Loosely based on the fascinating life story of the eccentric mathematician Alexander Grothendieck, Colonel Lágrimas is a world-spanning tour de force of history, politics, literature, mathematics, and philosophy that wears its learning lightly, forming an appealingly human story of the forces that have created the modern world.

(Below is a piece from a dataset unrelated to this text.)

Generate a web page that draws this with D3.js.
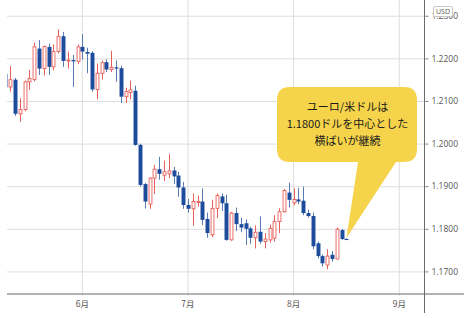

“Beware, reader, in these pages you will experience vertigo, anxiety and joy. You will become a ghostly presence in a Borgesian world, a camera obscura, where mathematics is a secret weapon, and memory the object of an archaeological pursuit. Loosely inspired by the eventful life of the French mathematician Alexander Grothendieck, Fonseca has created a gorgeous opera prima.”
—Valerie Miles, The New York Times Book Review

“So much of the writing in Carlos Fonseca Suárez’s Colonel Lágrimas was just gorgeous, and Megan McDowell’s translation from the original Spanish managed to keep the beautiful complexity of the language intact.”
—Meg Nola, Foreword Reviews, 2016 Reviewer’s Choice

“An intriguing and unforgettable verbal kaleidoscope.”
—Ricardo Piglia, author of Target in the Night and Artificial Respiration

“A true feat of literary ventriloquism and cinematic control, tinged with a humor and melancholy inspired by the human condition. Whether we think of it as a game of masks or as a Cubist portrait, Fonseca’s novel reads like an Oulipian puzzle where historical memory can play hide-and-seek . . . The novel has a panoramic and worldly vision. There’s something vast, all-embracing, and decidedly humanist about the project.”
—Chloe Aridjis, BOMB Magazine

“In this pretty puzzle, Fonseca tests the limits of fiction . . . Fonseca’s narration mimics the meandering matrix of memory or an esoteric police procedural by Jorge Luis Borges . . . For lovers of literary and Latin American postmodern fiction.”
—Sara Martinez, Booklist

“Reading [Fonseca’s] work, one feels the presence of voices as disparate as those of W.G. Sebald, Alexander von Humboldt, Simón Bolívar and Roberto Bolaño, among others. Fonseca is, without a doubt, a cosmopolitan offspring of cultural globalization as well as an attentive inheritor of both literary and cultural history . . . Through an attentive and rigorous attention to detail, Fonseca is able to construct a collage where the mathematician’s life finds its ultimate meaning amidst a series of historical, metaphysical and poetic fragments that end up giving shape to a fascinating literary artifact that shines like an eclectic mosaic . . . Colonel Lágrimas is a novel that showcases the craft of writing. Throughout its pages, it becomes apparent that its writerly resources are managed with a certain fluency and experimentation but, at the same time, with notable confidence.”
—Tomás Peters, Electric Literature

“Though the novel nods mostly to García Márquez, Fonseca plays with the possibilities of hypertext raised by Julio Cortázar, and there are hints of Bolaño and perhaps even of younger contemporary Daniel Galera . . . a lively, smart study of a decidedly offbeat character.”
Kirkus Reviews

“In the process of this game of coding and decoding, Fonseca deploys a torrent of vital and poetic ideas within a singular yet fascinating literary artifact . . . [Colonel Lágrimas makes me think of] Georges Perec, Italo Calvino, W.G. Sebald, Borges, Juan Rulfo.”
—Gunter Silva, Words Without Borders

Colonel Lágrimas is a clever book, slightly claustrophobic in its setting, but spanning the globe through its focus on the old man’s memories . . . It’s beautifully written, with more good work here by the excellent McDowell . . . [The tedium of the Colonel’s life,] in Fonseca’s hands, far from being something to grieve, becomes a celebration of a life less ordinary.”